Dataset section:
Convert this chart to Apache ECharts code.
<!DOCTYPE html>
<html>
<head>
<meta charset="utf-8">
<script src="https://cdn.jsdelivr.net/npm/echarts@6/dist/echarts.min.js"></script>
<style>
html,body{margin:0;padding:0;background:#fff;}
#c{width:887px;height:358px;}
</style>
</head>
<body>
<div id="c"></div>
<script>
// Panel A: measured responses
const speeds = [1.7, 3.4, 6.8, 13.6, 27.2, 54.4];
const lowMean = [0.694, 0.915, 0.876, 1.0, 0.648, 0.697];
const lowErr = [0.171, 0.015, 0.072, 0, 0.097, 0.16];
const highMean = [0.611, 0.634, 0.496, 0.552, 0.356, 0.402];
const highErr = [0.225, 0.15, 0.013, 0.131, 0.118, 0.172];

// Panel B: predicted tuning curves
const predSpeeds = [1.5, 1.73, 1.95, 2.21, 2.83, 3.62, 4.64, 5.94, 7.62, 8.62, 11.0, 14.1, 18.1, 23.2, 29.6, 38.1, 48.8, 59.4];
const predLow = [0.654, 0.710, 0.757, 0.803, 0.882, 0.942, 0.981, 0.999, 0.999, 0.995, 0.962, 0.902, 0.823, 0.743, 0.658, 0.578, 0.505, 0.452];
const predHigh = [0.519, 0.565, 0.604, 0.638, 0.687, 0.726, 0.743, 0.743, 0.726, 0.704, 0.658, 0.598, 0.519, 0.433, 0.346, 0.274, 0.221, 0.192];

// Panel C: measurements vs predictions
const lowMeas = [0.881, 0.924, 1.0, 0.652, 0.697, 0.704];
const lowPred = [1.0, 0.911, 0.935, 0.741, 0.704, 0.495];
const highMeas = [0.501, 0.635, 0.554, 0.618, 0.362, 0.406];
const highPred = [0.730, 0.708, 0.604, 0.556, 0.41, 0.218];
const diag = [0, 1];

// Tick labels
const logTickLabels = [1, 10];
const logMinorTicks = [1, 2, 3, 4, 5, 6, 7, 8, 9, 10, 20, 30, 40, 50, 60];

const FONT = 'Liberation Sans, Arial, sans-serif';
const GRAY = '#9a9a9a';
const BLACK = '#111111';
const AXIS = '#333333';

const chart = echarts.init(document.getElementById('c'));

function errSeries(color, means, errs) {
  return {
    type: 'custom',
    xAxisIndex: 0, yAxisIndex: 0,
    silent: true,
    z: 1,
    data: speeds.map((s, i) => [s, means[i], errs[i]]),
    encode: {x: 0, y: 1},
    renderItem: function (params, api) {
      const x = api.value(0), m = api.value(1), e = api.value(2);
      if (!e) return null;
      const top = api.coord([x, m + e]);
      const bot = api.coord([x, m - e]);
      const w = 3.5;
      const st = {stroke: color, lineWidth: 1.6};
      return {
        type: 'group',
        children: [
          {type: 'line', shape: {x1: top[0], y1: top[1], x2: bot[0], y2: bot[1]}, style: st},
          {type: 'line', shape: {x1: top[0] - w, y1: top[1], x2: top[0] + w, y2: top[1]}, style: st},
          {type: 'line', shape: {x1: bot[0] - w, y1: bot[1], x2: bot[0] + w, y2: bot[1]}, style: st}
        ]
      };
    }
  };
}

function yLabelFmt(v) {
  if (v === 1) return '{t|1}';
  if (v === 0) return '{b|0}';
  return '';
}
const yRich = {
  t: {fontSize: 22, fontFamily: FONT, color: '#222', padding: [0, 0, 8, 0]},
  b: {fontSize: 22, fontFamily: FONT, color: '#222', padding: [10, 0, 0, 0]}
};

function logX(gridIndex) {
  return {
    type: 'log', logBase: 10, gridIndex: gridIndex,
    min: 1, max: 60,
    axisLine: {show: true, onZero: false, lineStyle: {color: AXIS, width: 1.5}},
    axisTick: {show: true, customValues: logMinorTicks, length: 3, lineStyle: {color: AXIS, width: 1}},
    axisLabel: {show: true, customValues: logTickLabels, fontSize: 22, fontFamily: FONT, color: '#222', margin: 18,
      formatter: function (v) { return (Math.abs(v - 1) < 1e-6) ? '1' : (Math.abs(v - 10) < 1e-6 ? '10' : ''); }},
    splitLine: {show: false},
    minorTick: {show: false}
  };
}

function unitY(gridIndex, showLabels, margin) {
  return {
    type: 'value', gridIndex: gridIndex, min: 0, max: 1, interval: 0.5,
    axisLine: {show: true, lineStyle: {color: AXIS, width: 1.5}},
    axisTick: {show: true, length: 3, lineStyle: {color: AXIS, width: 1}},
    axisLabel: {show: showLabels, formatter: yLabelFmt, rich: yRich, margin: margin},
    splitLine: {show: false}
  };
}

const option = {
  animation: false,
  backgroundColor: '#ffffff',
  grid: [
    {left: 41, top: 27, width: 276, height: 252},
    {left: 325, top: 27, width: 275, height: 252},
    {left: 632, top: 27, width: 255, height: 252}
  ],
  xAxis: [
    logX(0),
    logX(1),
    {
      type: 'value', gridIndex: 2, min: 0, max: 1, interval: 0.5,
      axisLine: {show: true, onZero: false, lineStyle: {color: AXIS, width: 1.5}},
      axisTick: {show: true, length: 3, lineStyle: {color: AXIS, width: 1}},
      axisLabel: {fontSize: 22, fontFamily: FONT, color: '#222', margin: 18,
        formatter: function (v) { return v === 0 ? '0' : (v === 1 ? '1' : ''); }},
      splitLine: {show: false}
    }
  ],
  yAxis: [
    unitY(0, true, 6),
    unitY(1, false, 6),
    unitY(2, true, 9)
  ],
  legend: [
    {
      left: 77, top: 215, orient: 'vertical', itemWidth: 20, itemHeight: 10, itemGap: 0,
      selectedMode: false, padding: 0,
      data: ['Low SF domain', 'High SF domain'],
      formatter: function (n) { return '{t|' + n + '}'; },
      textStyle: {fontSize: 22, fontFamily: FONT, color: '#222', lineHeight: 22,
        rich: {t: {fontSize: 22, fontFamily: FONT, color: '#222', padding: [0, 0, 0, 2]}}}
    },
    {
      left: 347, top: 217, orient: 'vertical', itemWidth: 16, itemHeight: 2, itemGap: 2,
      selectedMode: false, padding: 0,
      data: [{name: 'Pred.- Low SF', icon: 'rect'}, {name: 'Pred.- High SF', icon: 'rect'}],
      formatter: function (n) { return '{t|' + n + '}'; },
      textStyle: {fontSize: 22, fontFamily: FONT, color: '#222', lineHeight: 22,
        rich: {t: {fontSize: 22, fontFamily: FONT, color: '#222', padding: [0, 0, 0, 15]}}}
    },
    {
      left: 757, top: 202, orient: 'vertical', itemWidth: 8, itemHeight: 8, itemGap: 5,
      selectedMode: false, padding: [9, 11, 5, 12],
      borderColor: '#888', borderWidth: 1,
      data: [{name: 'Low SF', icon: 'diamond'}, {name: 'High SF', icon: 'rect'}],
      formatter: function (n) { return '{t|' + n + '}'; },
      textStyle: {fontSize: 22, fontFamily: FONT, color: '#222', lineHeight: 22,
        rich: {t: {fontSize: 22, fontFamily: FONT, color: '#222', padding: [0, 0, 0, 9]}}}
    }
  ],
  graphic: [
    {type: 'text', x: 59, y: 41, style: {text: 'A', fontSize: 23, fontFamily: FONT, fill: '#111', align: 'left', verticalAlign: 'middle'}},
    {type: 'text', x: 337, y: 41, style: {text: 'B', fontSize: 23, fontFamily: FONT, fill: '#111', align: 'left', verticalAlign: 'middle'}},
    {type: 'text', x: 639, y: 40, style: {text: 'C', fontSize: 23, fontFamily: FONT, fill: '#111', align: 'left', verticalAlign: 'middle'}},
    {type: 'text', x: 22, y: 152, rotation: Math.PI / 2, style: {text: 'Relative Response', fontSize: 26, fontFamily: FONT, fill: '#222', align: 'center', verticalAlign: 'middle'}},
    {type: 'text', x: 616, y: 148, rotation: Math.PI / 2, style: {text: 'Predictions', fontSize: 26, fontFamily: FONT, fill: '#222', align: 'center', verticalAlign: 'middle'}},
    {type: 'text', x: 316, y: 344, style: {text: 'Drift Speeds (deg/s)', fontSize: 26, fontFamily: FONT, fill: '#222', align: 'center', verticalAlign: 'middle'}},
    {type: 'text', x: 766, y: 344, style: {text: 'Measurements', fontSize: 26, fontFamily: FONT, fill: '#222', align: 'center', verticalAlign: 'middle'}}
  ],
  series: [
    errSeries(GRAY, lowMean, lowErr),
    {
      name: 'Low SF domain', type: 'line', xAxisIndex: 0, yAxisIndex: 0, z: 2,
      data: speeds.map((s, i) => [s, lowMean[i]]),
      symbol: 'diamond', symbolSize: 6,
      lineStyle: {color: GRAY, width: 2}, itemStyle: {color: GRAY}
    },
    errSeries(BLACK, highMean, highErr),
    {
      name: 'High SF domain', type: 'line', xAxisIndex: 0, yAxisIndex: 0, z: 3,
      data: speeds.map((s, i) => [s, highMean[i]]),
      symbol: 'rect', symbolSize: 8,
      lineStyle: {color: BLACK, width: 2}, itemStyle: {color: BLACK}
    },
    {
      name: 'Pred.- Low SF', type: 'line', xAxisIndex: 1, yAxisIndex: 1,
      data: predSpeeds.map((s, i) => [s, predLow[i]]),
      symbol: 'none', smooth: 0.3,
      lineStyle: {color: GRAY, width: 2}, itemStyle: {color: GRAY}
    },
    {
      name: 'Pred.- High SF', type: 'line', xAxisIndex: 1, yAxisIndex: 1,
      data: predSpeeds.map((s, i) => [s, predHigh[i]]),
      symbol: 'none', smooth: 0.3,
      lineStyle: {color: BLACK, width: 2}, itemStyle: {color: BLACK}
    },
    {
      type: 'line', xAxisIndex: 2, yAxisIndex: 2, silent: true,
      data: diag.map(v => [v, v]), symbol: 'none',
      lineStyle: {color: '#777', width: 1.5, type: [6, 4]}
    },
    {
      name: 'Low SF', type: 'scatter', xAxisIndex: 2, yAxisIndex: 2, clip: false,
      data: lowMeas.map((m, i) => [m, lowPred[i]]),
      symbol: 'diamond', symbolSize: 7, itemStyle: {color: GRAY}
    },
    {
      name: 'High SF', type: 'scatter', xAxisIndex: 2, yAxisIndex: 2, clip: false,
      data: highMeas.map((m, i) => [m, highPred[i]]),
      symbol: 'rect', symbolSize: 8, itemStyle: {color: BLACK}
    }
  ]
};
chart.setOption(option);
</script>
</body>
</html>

Work to do: Quote verbatim the opening lines of the listing above, ending with the line where "const chart = echarts.init(document.getElementById('c'));" appears; include both endpoints and nothing more.

Output below:
Convert this chart to Apache ECharts code.
<!DOCTYPE html>
<html>
<head>
<meta charset="utf-8">
<script src="https://cdn.jsdelivr.net/npm/echarts@6/dist/echarts.min.js"></script>
<style>
html,body{margin:0;padding:0;background:#fff;}
#c{width:887px;height:358px;}
</style>
</head>
<body>
<div id="c"></div>
<script>
// Panel A: measured responses
const speeds = [1.7, 3.4, 6.8, 13.6, 27.2, 54.4];
const lowMean = [0.694, 0.915, 0.876, 1.0, 0.648, 0.697];
const lowErr = [0.171, 0.015, 0.072, 0, 0.097, 0.16];
const highMean = [0.611, 0.634, 0.496, 0.552, 0.356, 0.402];
const highErr = [0.225, 0.15, 0.013, 0.131, 0.118, 0.172];

// Panel B: predicted tuning curves
const predSpeeds = [1.5, 1.73, 1.95, 2.21, 2.83, 3.62, 4.64, 5.94, 7.62, 8.62, 11.0, 14.1, 18.1, 23.2, 29.6, 38.1, 48.8, 59.4];
const predLow = [0.654, 0.710, 0.757, 0.803, 0.882, 0.942, 0.981, 0.999, 0.999, 0.995, 0.962, 0.902, 0.823, 0.743, 0.658, 0.578, 0.505, 0.452];
const predHigh = [0.519, 0.565, 0.604, 0.638, 0.687, 0.726, 0.743, 0.743, 0.726, 0.704, 0.658, 0.598, 0.519, 0.433, 0.346, 0.274, 0.221, 0.192];

// Panel C: measurements vs predictions
const lowMeas = [0.881, 0.924, 1.0, 0.652, 0.697, 0.704];
const lowPred = [1.0, 0.911, 0.935, 0.741, 0.704, 0.495];
const highMeas = [0.501, 0.635, 0.554, 0.618, 0.362, 0.406];
const highPred = [0.730, 0.708, 0.604, 0.556, 0.41, 0.218];
const diag = [0, 1];

// Tick labels
const logTickLabels = [1, 10];
const logMinorTicks = [1, 2, 3, 4, 5, 6, 7, 8, 9, 10, 20, 30, 40, 50, 60];

const FONT = 'Liberation Sans, Arial, sans-serif';
const GRAY = '#9a9a9a';
const BLACK = '#111111';
const AXIS = '#333333';

const chart = echarts.init(document.getElementById('c'));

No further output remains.